• [Given exercise]: Quote the listing in full, exactly as given, minus any pictures.

--- Start ---

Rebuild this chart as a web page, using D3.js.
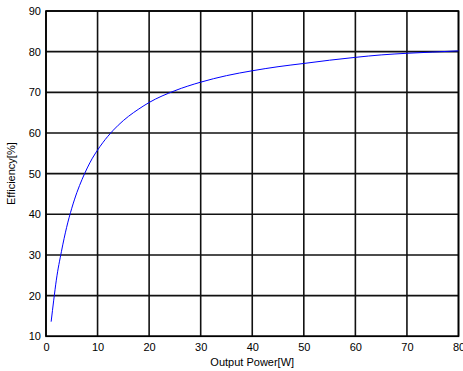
<!DOCTYPE html>
<html><head><meta charset="utf-8">
<script src="https://cdn.jsdelivr.net/npm/d3@7"></script>
<style>body{margin:0;background:#fff}svg{display:block}text{font-family:"Liberation Sans",Arial,sans-serif;font-size:11px;fill:#000}</style>
</head><body>
<svg id="c" width="463" height="371"></svg>
<script>
const powerW = [1,1.5,2,3,4,5,6,7,8,9,10,12,14,16,18,20,25,30,35,40,45,50,55,60,65,70,75,80];
const efficiency = [13.6,18.9,23.8,30.9,36.8,41.5,45.4,48.6,51.4,53.8,55.8,59.2,61.9,64.1,65.9,67.5,70.4,72.5,74.1,75.3,76.3,77.1,77.9,78.6,79.2,79.6,79.9,80.2];
const xTicks = [0,10,20,30,40,50,60,70,80];
const yTicks = [10,20,30,40,50,60,70,80,90];

const L=46,R=458.5,T=11,B=336.3;
const svg=d3.select('#c');
const x=d3.scaleLinear().domain([0,80]).range([L,R]);
const y=d3.scaleLinear().domain([10,90]).range([B,T]);

// grid
svg.append('g').selectAll('line').data(xTicks).join('line')
 .attr('x1',d=>x(d)).attr('x2',d=>x(d)).attr('y1',T).attr('y2',B)
 .attr('stroke','#111').attr('stroke-width',1.6);
svg.append('g').selectAll('line').data(yTicks).join('line')
 .attr('y1',d=>y(d)).attr('y2',d=>y(d)).attr('x1',L).attr('x2',R)
 .attr('stroke','#111').attr('stroke-width',1.6);

// axes labels
const xa=d3.axisBottom(x).tickValues(xTicks).tickSize(0).tickPadding(7);
svg.append('g').attr('transform',`translate(0,${B})`).call(xa)
 .call(g=>{g.select('.domain').remove();g.selectAll('text').style('font-size','11px');});
const ya=d3.axisLeft(y).tickValues(yTicks).tickSize(0).tickPadding(5);
svg.append('g').attr('transform',`translate(${L},0)`).call(ya)
 .call(g=>{g.select('.domain').remove();g.selectAll('text').style('font-size','11px');});

// frame
svg.append('rect').attr('x',L).attr('y',T).attr('width',R-L).attr('height',B-T)
 .attr('fill','none').attr('stroke','#000').attr('stroke-width',1.6);

// curve
svg.append('path').datum(powerW.map((p,i)=>[p,efficiency[i]]))
 .attr('d',d3.line().x(d=>x(d[0])).y(d=>y(d[1])).curve(d3.curveMonotoneX))
 .attr('fill','none').attr('stroke','#0000ff').attr('stroke-width',1);

svg.append('text').attr('x',(L+R)/2).attr('y',366).attr('text-anchor','middle').text('Output Power[W]');
svg.append('text').attr('transform',`translate(15,${(T+B)/2}) rotate(-90)`).attr('text-anchor','middle').text('Efficiency[%]');
</script>
</body></html>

--- End ---

• [Answer for the task]:
Rebuild this chart as a web page, using D3.js.
<!DOCTYPE html>
<html><head><meta charset="utf-8">
<script src="https://cdn.jsdelivr.net/npm/d3@7"></script>
<style>body{margin:0;background:#fff}svg{display:block}text{font-family:"Liberation Sans",Arial,sans-serif;font-size:11px;fill:#000}</style>
</head><body>
<svg id="c" width="463" height="371"></svg>
<script>
const powerW = [1,1.5,2,3,4,5,6,7,8,9,10,12,14,16,18,20,25,30,35,40,45,50,55,60,65,70,75,80];
const efficiency = [13.6,18.9,23.8,30.9,36.8,41.5,45.4,48.6,51.4,53.8,55.8,59.2,61.9,64.1,65.9,67.5,70.4,72.5,74.1,75.3,76.3,77.1,77.9,78.6,79.2,79.6,79.9,80.2];
const xTicks = [0,10,20,30,40,50,60,70,80];
const yTicks = [10,20,30,40,50,60,70,80,90];

const L=46,R=458.5,T=11,B=336.3;
const svg=d3.select('#c');
const x=d3.scaleLinear().domain([0,80]).range([L,R]);
const y=d3.scaleLinear().domain([10,90]).range([B,T]);

// grid
svg.append('g').selectAll('line').data(xTicks).join('line')
 .attr('x1',d=>x(d)).attr('x2',d=>x(d)).attr('y1',T).attr('y2',B)
 .attr('stroke','#111').attr('stroke-width',1.6);
svg.append('g').selectAll('line').data(yTicks).join('line')
 .attr('y1',d=>y(d)).attr('y2',d=>y(d)).attr('x1',L).attr('x2',R)
 .attr('stroke','#111').attr('stroke-width',1.6);

// axes labels
const xa=d3.axisBottom(x).tickValues(xTicks).tickSize(0).tickPadding(7);
svg.append('g').attr('transform',`translate(0,${B})`).call(xa)
 .call(g=>{g.select('.domain').remove();g.selectAll('text').style('font-size','11px');});
const ya=d3.axisLeft(y).tickValues(yTicks).tickSize(0).tickPadding(5);
svg.append('g').attr('transform',`translate(${L},0)`).call(ya)
 .call(g=>{g.select('.domain').remove();g.selectAll('text').style('font-size','11px');});

// frame
svg.append('rect').attr('x',L).attr('y',T).attr('width',R-L).attr('height',B-T)
 .attr('fill','none').attr('stroke','#000').attr('stroke-width',1.6);

// curve
svg.append('path').datum(powerW.map((p,i)=>[p,efficiency[i]]))
 .attr('d',d3.line().x(d=>x(d[0])).y(d=>y(d[1])).curve(d3.curveMonotoneX))
 .attr('fill','none').attr('stroke','#0000ff').attr('stroke-width',1);

svg.append('text').attr('x',(L+R)/2).attr('y',366).attr('text-anchor','middle').text('Output Power[W]');
svg.append('text').attr('transform',`translate(15,${(T+B)/2}) rotate(-90)`).attr('text-anchor','middle').text('Efficiency[%]');
</script>
</body></html>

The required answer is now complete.